If your employee demographics skew toward a younger age with few health issues, then you could get money back at the end of the plan year if there are less claims and expenses than estimated. Any overages would be built into future premiums.

“It’s a form of self-insurance and kind of a win-win for employers,” Byrne says. “And it’s become much more popular with my clients over the past few years. I’ve seen some groups save as much as 50 percent compared to other insurance plans, depending on their age group and history.”

Another consideration is an ICHRA, or Individual Coverage Health Reimbursement Arrangement. With an ICHRA you still pay for your employees’ health insurance. But instead of forcing them into a plan that you choose for them, you reimburse your employees for the health insurance they choose to buy on the health care exchanges or through another broker. And because you’re giving them the ability to buy their own health insurance you avoid all the time and costs involved to choose and administer a group plan.

“If administered by someone who knows what they’re doing, and if you’re being advised properly as to which plan is best suited for an ICHRA, you will almost invariably come out on top,” Byrne says.



TJ Bullock is also a big fan of ICHRAs because of the big tax advantages that comes with these plans.

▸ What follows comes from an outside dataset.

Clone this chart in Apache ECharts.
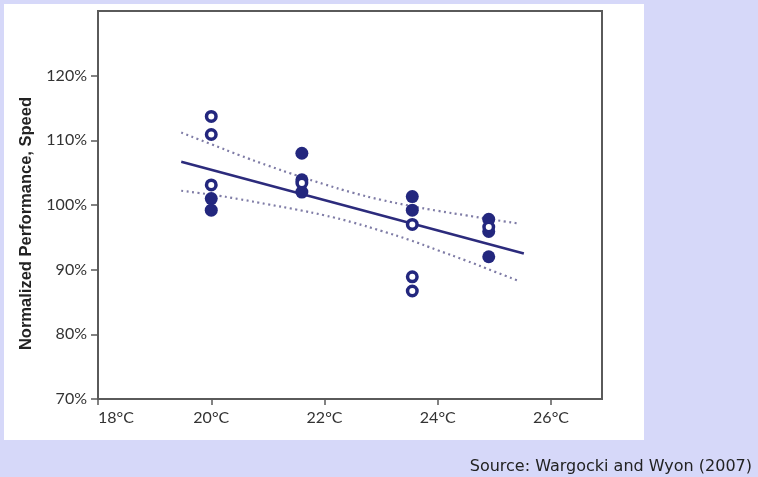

“An employee doesn’t pay tax on the money going in, they don’t pay tax on the money coming out and they don’t pay tax on any interest earned,” Bullock, who owns Bullock & Associates, an employee benefits firm in Oakbrook Terrace, says. “Plus the employer gets a tax deduction.”

In addition to ICHRAs and Level Funded Plans, Bullock recommends that his clients consider Health Savings Accounts that are paired with their high deductible plans.

“This way people can put money away pretax for unreimbursed expenses like eyeglasses and acupuncture,” he says. “And even if they don’t use it all, the money grows tax free and they can carry it over to the next year.”

Bullock also encourages his clients to expand the use of the online consulting services many insurance companies are now covering so employees can get medical consultation online and to step up their mental health benefits using platforms like BetterUp and Teledoc.

“Mental health, in particular, is a huge issue that can seriously hurt both your employees and your business,” he says. “There have been numerous studies showing how untreated mental health conditions hurt productivity and cost employers billions every year and that physical health problems tend to be more expensive if there’s also an untreated mental health condition.”

Controlling costs will certainly be important this year, but cost isn’t everything. In many cases it’s not as important as providing the right type of health benefits that best caters to your organization.

“When it comes to health insurance, you need to decide on your priorities,” Kahan says. “Is it cost? Is it deductible or out of pocket? How do you, as the employer, feel about contributing? What do you think your employees can afford?”

Most importantly, she says, is to work with a good benefits adviser to figure out what others in your market are doing.

“Once you’ve done that, you have to go back and look in the mirror and say, do my benefits mirror the culture of my company and my own personal ethos,” she says. “If you’re just shopping a number, you’re always going to fail.”